Le vice-Premier ministre Vu Duc Dam a travaillé avec les autorités de la ville de Hai Phong et de la province de Quang Ninh sur l’élaboration prochaine d’un dossier d’élargissement de l’espace du patrimoine mondial de la baie de Ha Long (province de Quang Ninh) jusqu’à l’archipel de Cat Bà (ville de Hai Phong). Ce dossier sera présenté prochainement à l’UNESCO. Raison invoquée : l’archipel de Cat Bà, limitrophe de la baie, a des similitudes géologiques et géomorphologiques pour faire partie de ce site. En 2014, l’UNESCO a proposé que Cat Bà constitue l’espace élargi de Ha Long.
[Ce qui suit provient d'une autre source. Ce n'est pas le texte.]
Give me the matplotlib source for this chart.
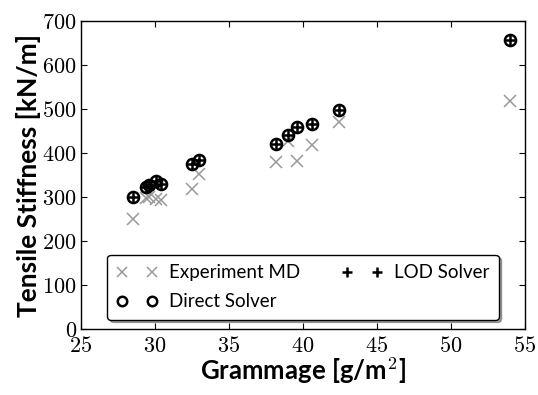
import numpy as np
import matplotlib
matplotlib.use("Agg")
import matplotlib.pyplot as plt

# ------------------------------------------------------------
# Data
# ------------------------------------------------------------

grammage = [28.5, 29.4, 29.6, 30.1, 30.4, 32.5, 33.0, 38.2, 39.0, 39.6, 40.6, 42.4, 54.0]
md_exp = [250, 298, 300, 295, 293, 318, 352, 380, 428, 382, 420, 472, 518]
direct_solver = [300, 323, 328, 337, 330, 376, 384, 422, 441, 460, 466, 498, 657]
lod_solver = [300, 323, 328, 337, 330, 376, 384, 422, 441, 460, 466, 498, 657]

xticks = [25, 30, 35, 40, 45, 50, 55]
yticks = [0, 100, 200, 300, 400, 500, 600, 700]

plt.rcParams['mathtext.fontset'] = 'cm'

fig = plt.figure(figsize=(5.38, 3.95), dpi=100)
ax = fig.add_axes([0.1506, 0.167, 0.8252, 0.7786])

ax.plot(grammage, md_exp, 'x', color='#999999', ms=9, mew=1.1,
        label='Experiment MD')
ax.plot(grammage, direct_solver, 'o', mfc='none', mec='black', ms=8, mew=1.8,
        label='Direct Solver')
ax.plot(grammage, lod_solver, '+', color='black', ms=8, mew=1.8,
        label='LOD Solver')

ax.set_xlim(25, 55)
ax.set_ylim(0, 700)
ax.set_xticks(xticks)
ax.set_yticks(yticks)
ax.set_xticklabels([f'${v}$' for v in xticks], fontsize=16)
ax.set_yticklabels([f'${v}$' for v in yticks], fontsize=16)
ax.tick_params(direction='in', top=True, right=True, length=4, width=0.8)
ax.tick_params(axis='x', pad=5)
ax.tick_params(axis='y', pad=3)
for s in ax.spines.values():
    s.set_linewidth(1.0)

ax.set_xlabel('Grammage [g/m$^\\mathbf{2}$]', fontsize=18.5, fontweight='bold',
              family='Lato', labelpad=0)
ax.set_ylabel('Tensile Stiffness [kN/m]', fontsize=19, fontweight='bold',
              family='Lato', labelpad=1)

leg = ax.legend(loc='lower center', ncol=2, numpoints=2, fancybox=True,
                shadow=True, prop={'family': 'Lato', 'size': 13.5},
                columnspacing=2.2, handlelength=2.2, handletextpad=0.6,
                borderpad=0.5, labelspacing=0.65, framealpha=1,
                markerscale=0.85)
leg.get_frame().set_edgecolor('black')

fig.savefig('out.png', dpi=100)
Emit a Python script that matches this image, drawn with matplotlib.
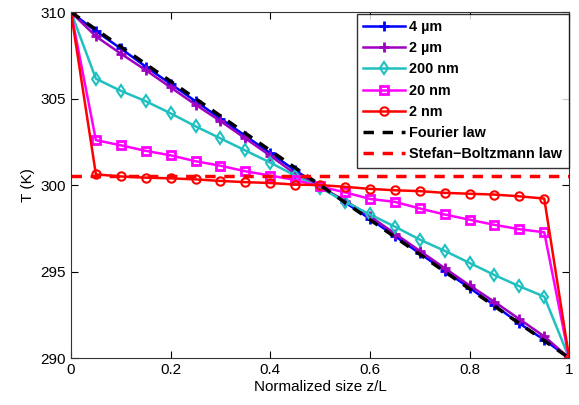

En d’autres termes, cela signifie que la baie de Ha Long dépendra à la fois de la province de Quang Ninh et de la ville de Hai Phong.

Le cas de la baie de Ha Long n’est pas unique. Le complexe bouddhique de Yên Tu serait sous la tutelle des provinces de Hai Duong et Bac Giang, en plus de Quang Ninh actuellement. En effet, en 2012, quand Quang Ninh préparait l’élaboration du dossier sur Yên Tu pour le soumettre à l’UNESCO, les experts ont proposé à la province de collaborer avec Hai Duong et Bac Giang pour enrichir ce dossier, Yên Tu étant un espace culturel et bouddhique qui s’étend jusqu’aux territoires de Bac Giang et de Hai Duong. Et la proposition a été acceptée.

En attendant l’application de ces nouveaux modèles de gestion, les spécialistes recommandent aux villes et provinces abritant des trésors mondiaux de privilégier avant tout la préservation des valeurs des sites, et non les activités de développement touristique, industriel ou urbain alentour. En espérant que le message soit entendu.